Corria
o Ano da Graça de mil oitocentos e cinquenta e quatro.
Estávamos
em Janeiro. O frio e o vento eram cortantes.
Maria,
a Rodeira, tinha-se deitado fazia tempo, quando foi despertada pelo latir dos
cães da vizinhança.
Como
estes não deixassem de se fazer ouvir, e achando estranho tão desusado alarido,
resolveu levantar-se e vir espreitar pelo postigo da sua acanhada cozinha.
Colocou
o xaile de lã sobre as costas, e foi com algum receio que perscrutou a noite de
breu.
Cruzes
credo! Àquelas horas não podia ser cousa boa…
Isto
de se viver junto de uma encruzilhada só podia trazer maus encontros…e se bem
calhasse poderia tratar-se de algum lobisomem, ou alguma alma penada.
Com
o coração a bater acelerado tentou escutar e olhar com atenção. Foi então que,
juntamente com o latir dos cães, percebeu um outro som, que sem sombra de dúvidas era o choro de uma criança recém-nascida.
Ficou
admirada, mas principalmente revoltada perante o facto de numa noite tão fria e
de grande ventania, alguém ter coragem de vir deixar uma criança na Roda dos Expostos.
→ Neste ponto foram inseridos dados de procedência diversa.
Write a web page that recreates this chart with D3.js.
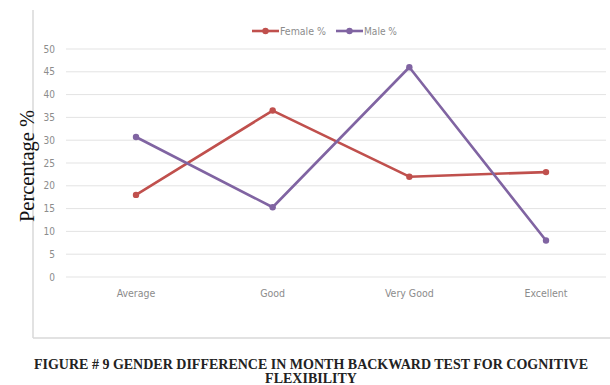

Percebendo assim do que se tratava, saiu
porta fora o mais depressa que pôde, e chegada à Roda, deparou-se com um bebé
num cesto de vime. Dentro deste estavam inúmeras peças de enxoval, qualquer uma
delas dignas de gente de teres e haveres, e o mais significativo de tudo; um
singelo papel aonde estavam escritas algumas palavras. No entanto, e porquanto fosse analfabeta, guardou o papel consigo, e trouxe a criança para dentro de casa.
Já
dentro da sua cozinha, tirou o bebé do cesto e verificou que se tratava de uma
menina, a qual não teria mais do que três dias de nascida.
No
manhã seguinte levou-a à presença do Sr. Prior para que fosse baptizada o
quanto antes. E ao Sr. Prior entregou o papel que a acompanhava. Em seguida a
menina foi entregue aos cuidados de uma ama-de-leite.
Esta
menina era minha trisavó paterna, e o papel que a acompanhava rezava assim:
“ A
esta menina há-de ser dado o nome de Adelaide”.
E
Adelaide ficou, tendo-lhe sido acrescentado “de Jesus”.
Adelaide
de Jesus, uma menina a quem roubaram a família em criança, e uma herança em
adulta.
Mas
essa é outra história a que voltarei mais tarde.